Machine Learning is a much younger discipline than Statistics, and a lot of Machine Learning is based on Statistical techniques and foundations. A technical description is ‘Statistics is more focussed on statistical inference, that is, explaining and testing properties of a population from which we see a random sample, machine learning is more concerned with making predictions, even if the prediction can not be explained very well (a.k.a. “a black box prediction”).’


At the core of Prelert there are a lot of statistical techniques and methods that create semi-parametric models of the data. However, the overall objective is to learn a model that can make predictions - so we describe Prelert’s technology as Machine Learning in the sense that we have “the ability to learn without being explicitly programmed”.

Supervised Machine Learning? Unsupervised Machine Learning? Deep Learning?
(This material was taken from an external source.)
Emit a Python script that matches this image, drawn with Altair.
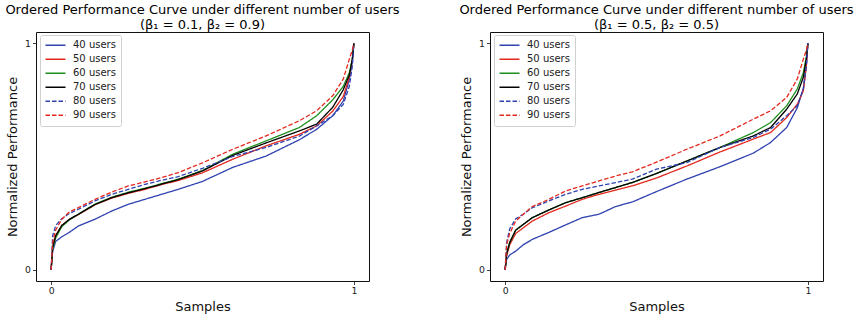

These terms start to become more technical, and in summary:



Currently, a primary use case for Prelert is anomaly detection, and the time series data we analyse generally do not have labeled anomalies. As there are no labels, Prelert uses unsupervised learning to model the input data and calculate the anomalousness of a feature based on this model. Prelert’s implementation is not a neural network and so we don’t classify it as deep learning. More details on deep learning’s applicability to this problem space will be provided in a later blog.

Summary

With so many new startups and buzz around AI and machine learning it can be difficult to establish understand what these technologies actually do and their value. For Prelert and Elastic the goal is to try and enhance the current Elastic search experience by initially allowing users to automatically use unsupervised machine learning to find anomalies in time series data, and understand via counterfactual reasoning what are the probable causes. This is just the start though, and we’re planning to expose more of the value of our models and extend the insights we can give to time series and non-time series data. Exciting times!